Я тоже многим обязан Брежневу. Например тем, что в сорок лет не остался инвалидом или того хуже — не отдал богу душу. Обширный инфаркт у меня случился в ночь с пятницы на субботу. «Скорая» увезла в больницу № 36. Лежу в реанимации и по обрывкам разговоров врачей, по тому, как нарастает боль, понимаю: шансов выкарабкаться немного. Вдруг в палату входят два амбала в белых халатах:
— Мусаэльяна перевозим в другую больницу.
Врач реанимации — женщина в солидном возрасте и весе — загораживает собой мою кровать:
— Его нельзя трогать! Он нетранспортабелен!
— У нас приказ! — отвечают амбалы, вежливо, но решительно отодвигая доктора в сторону. Кладут меня на носилки и несут к припаркованному возле больницы огромному черному ЗИЛу. Снаружи он похож на катафалк, и последнее, что вижу перед тем, как закрываются дверцы, — полные ужаса глаза мамы.

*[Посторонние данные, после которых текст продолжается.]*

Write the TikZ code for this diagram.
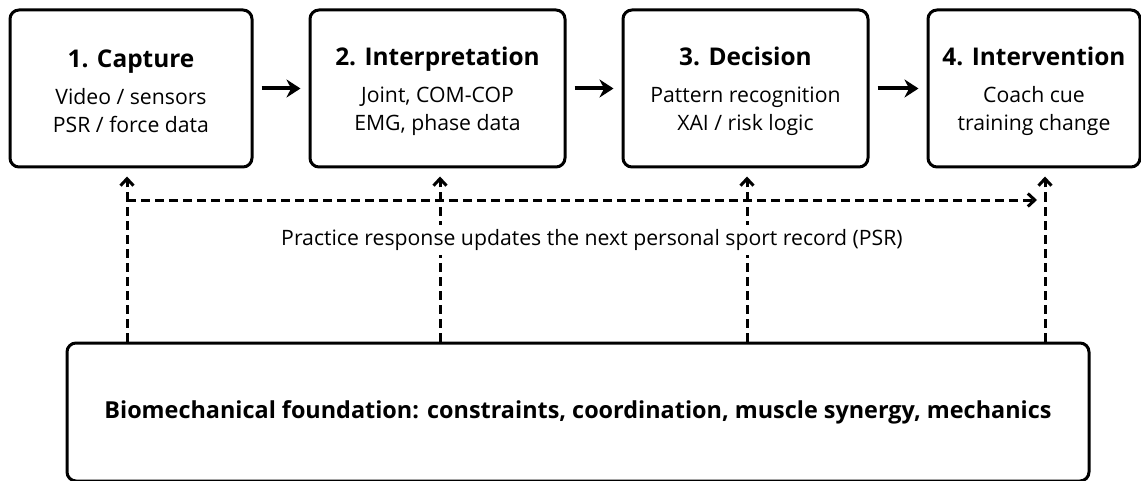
\documentclass[tikz,border=0pt]{standalone}
\usepackage{fontspec}
\setmainfont{Open Sans}
\usetikzlibrary{arrows.meta}

\tikzset{
  stage/.style={draw, line width=1.5pt, rounded corners=4.5pt, minimum height=78.5pt, align=center, inner sep=0pt,
    font=\fontsize{10.6}{14}\selectfont},
  flow/.style={line width=2pt, -{Stealth[length=7pt,width=9pt]}, shorten <=4pt, shorten >=4pt},
  feed/.style={line width=1.5pt, dash pattern=on 4.5pt off 2.5pt, -{Straight Barb[length=3.5pt,width=6.5pt,line width=1.5pt]}}
}
% bold stage heading, with a strut to sit a little lower
\newcommand{\stagetitle}[1]{{\fontsize{12.2}{14}\selectfont\bfseries\rule{0pt}{12pt}#1}\\[4.5pt]}

\begin{document}
\begin{tikzpicture}[x=0.5pt,y=-0.5pt]
\useasboundingbox (0,0) rectangle (1141,481);

\node[stage, minimum width=121pt] (s1) at (131,88.5) {\stagetitle{1. Capture}Video / sensors\\ PSR / force data};
\node[stage, minimum width=127.5pt] (s2) at (437.5,88.5) {\stagetitle{2. Interpretation}Joint, COM-COP\\ EMG, phase data};
\node[stage, minimum width=122.5pt] (s3) at (745.5,88.5) {\stagetitle{3. Decision}Pattern recognition\\ XAI / risk logic};
\node[stage, minimum width=106pt] (s4) at (1034,88.5) {\stagetitle{4. Intervention}Coach cue\\ training change};

\node[draw, line width=1.5pt, rounded corners=4.5pt, minimum width=511pt, minimum height=69pt, font=\fontsize{11.7}{14}\selectfont\bfseries] (base) at (578,412)
  {Biomechanical foundation: constraints, coordination, muscle synergy, mechanics};

\draw[flow] (s1) -- (s2);
\draw[flow] (s2) -- (s3);
\draw[flow] (s3) -- (s4);

% feedback taps from the foundation
\draw[feed, shorten >=4pt] (base.north -| 127,0) -- (s1.south -| 127,0);
\draw[feed, shorten >=4pt] (base.north -| 440,0) -- (s2.south -| 440,0);
\draw[feed, shorten >=4pt] (base.north -| 747,0) -- (s3.south -| 747,0);
\draw[feed, shorten >=4pt] (base.north -| 1045,0) -- (s4.south -| 1045,0);

\coordinate (loopL) at (127,200);
\coordinate (loopR) at (1037,200);
\draw[feed] (loopL) -- (loopR);

\node[fill=white, inner sep=2pt, font=\fontsize{10.6}{13}\selectfont] (note) at (592,240)
  {Practice response updates the next personal sport record (PSR)};
\end{tikzpicture}
\end{document}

В салоне меня подключают к каким-то приборам и, оглашая московские улицы сиреной, везут в «Кремлевку».
Как только Брежнев узнал, что со мной приключилось, тут же позвонил начальнику Четвертого медицинского управления академику Чазову, а тот немедля отправил в 36-ю больницу реанимобиль.
В отделении интенсивной кардиологии пришлось пролежать семьдесят дней, потом еще месяц восстанавливаться в санатории имени Герцена. В последние дни я уже просто изнывал без работы. Но когда, выписавшись, доложил Леониду Ильичу, что готов приступить к обязанностям, он меня окоротил: «Сначала поедем на море. У меня как раз тоже несколько свободных дней образовалось. Плавать тебе пока рановато, но свежим воздухом подышишь, фруктов поешь. Это ж не дело: в сорок один год — и обширный инфаркт! Поберечься бы тебе, Володя, надо».

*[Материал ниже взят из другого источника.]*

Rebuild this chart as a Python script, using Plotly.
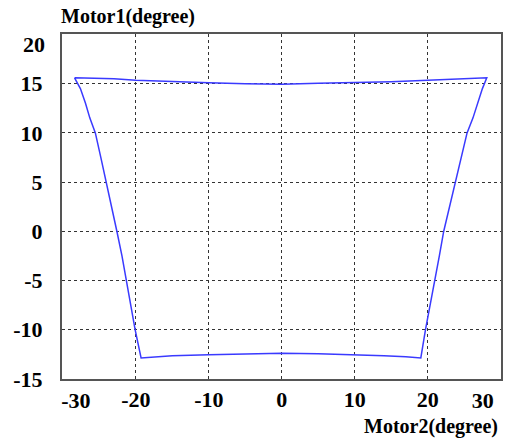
import plotly.graph_objects as go

motor2 = [-28.4, -23.0, -20.0, -15.0, -10.0, -5.0, 0.0, 5.0, 10.0, 15.0, 20.0, 24.0, 28.1,
          27.5, 26.9, 26.2, 25.4, 24.6, 23.7, 22.9, 22.2, 21.6, 20.97, 20.3, 19.7, 19.06,
          17.0, 14.0, 10.0, 5.0, 0.0, -5.0, -10.0, -15.0, -19.28,
          -20.1, -20.7, -21.28, -21.9, -22.6, -23.3, -24.0, -24.8, -25.55, -26.3, -26.9, -27.6, -28.4]
motor1 = [15.6, 15.5, 15.35, 15.2, 15.1, 15.0, 14.95, 15.05, 15.1, 15.2, 15.35, 15.5, 15.6,
          14.5, 13.0, 11.5, 10.0, 7.5, 5.0, 2.5, 0.0, -2.5, -5.0, -7.5, -10.0, -12.88,
          -12.75, -12.65, -12.55, -12.45, -12.4, -12.45, -12.55, -12.65, -12.88,
          -10.0, -7.5, -5.0, -2.5, 0.0, 2.5, 5.0, 7.5, 10.0, 11.5, 13.0, 14.5, 15.6]

x_ticks = [-30, -20, -10, 0, 10, 20, 30]
x_labels = ["-30", "-20", "-10", "0", "10", "20", "30"]
y_ticks = [-15, -10, -5, 0, 5, 10, 15, 20]
y_labels = ["-15", "-10", "-5", "0", "5", "10", "15", "20"]

font_family = "Liberation Serif, Times New Roman, serif"
tick_font = dict(family=font_family, size=22, color="black", weight="bold")


def bold(s):
    return "<b>" + s + "</b>"


fig = go.Figure()
fig.add_trace(go.Scatter(x=motor2, y=motor1, mode="lines",
                         line=dict(color="#3a3aff", width=1.5), showlegend=False))

axis_common = dict(showgrid=True, gridcolor="#333333", gridwidth=1, griddash="3px,3px",
                   zeroline=False, showline=True, linecolor="#555555", linewidth=2,
                   mirror=True, ticks="", tickfont=tick_font, ticklabeloverflow="allow")

x_range = [-30.12, 30.05]
y_range = [-15.02, 20.05]

# main axes: interior labels (end labels drawn on overlay axes with a small shift, as in the original)
fig.update_xaxes(range=x_range, tickvals=x_ticks,
                 ticktext=[bold(t) if t not in ("-30", "30") else "" for t in x_labels],
                 ticklabelstandoff=0, **axis_common)
fig.update_yaxes(range=y_range, tickvals=y_ticks,
                 ticktext=[bold(t) if t != "20" else "" for t in y_labels],
                 ticklabelstandoff=13, **axis_common)

overlay_x = dict(overlaying="x", matches="x", anchor="y", side="bottom", showgrid=False,
                 showline=False, zeroline=False, ticks="", tickfont=tick_font,
                 ticklabelstandoff=6, ticklabeloverflow="allow")
fig.update_layout(
    xaxis2=dict(tickvals=[x_ticks[-1]], ticktext=[bold(x_labels[-1])], ticklabelshift=-18, **overlay_x),
    xaxis3=dict(tickvals=[x_ticks[0]], ticktext=[bold(x_labels[0])], ticklabelshift=13, **overlay_x),
    yaxis2=dict(overlaying="y", matches="y", anchor="x", side="left", showgrid=False,
                showline=False, zeroline=False, ticks="", tickfont=tick_font,
                ticklabelstandoff=16, ticklabeloverflow="allow",
                tickvals=[y_ticks[-1]], ticktext=[bold(y_labels[-1])], ticklabelshift=10),
)
# invisible helper traces so the overlay axes are drawn
fig.add_trace(go.Scatter(x=[motor2[0]], y=[motor1[0]], xaxis="x2", yaxis="y", mode="lines",
                         showlegend=False, hoverinfo="skip"))
fig.add_trace(go.Scatter(x=[motor2[0]], y=[motor1[0]], xaxis="x3", yaxis="y", mode="lines",
                         showlegend=False, hoverinfo="skip"))
fig.add_trace(go.Scatter(x=[motor2[0]], y=[motor1[0]], xaxis="x", yaxis="y2", mode="lines",
                         showlegend=False, hoverinfo="skip"))

fig.add_annotation(x=0, xref="paper", xanchor="left", y=1, yref="paper", yanchor="bottom",
                   yshift=4, xshift=-3, text="<b>Motor1(degree)</b>", showarrow=False,
                   font=dict(family=font_family, size=20, color="black"))
fig.add_annotation(x=1, xref="paper", xanchor="right", y=0, yref="paper", yanchor="top",
                   yshift=-34, xshift=-1, text="<b>Motor2(degree)</b>", showarrow=False,
                   font=dict(family=font_family, size=20, color="black"))

fig.update_layout(width=506, height=441, margin=dict(l=62, r=3, t=34, b=62),
                  plot_bgcolor="white", paper_bgcolor="white")

fig.write_html("out.html")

В моем архиве есть подаренный польскими коллегами снимок, на котором запечатлен момент, когда уже я выступаю спасителем генерального. Дело было в Польше, во время возложения цветов к памятнику советским воинам-освободителям. Несшие венок офицеры поднимались по ступенькам, а Брежнев вдруг решил их опередить, запрыгнув на высокий парапет. Наверху не удержал равновесие и стал заваливаться назад. Еще мгновение — рухнул бы спиной и головой на мраморные плиты. Я был ближе всех и, бросившись к генсеку, успел жестко схватить его за локоть. Встав крепко на ноги, Брежнев резко вырвал руку: «Мне же больно!» После церемонии ко мне подошел Рябенко: «У меня внутри все оборвалось, когда понял: ни я, ни ребята не успеем его подхватить. Ты спас всех — и генерального, и нас».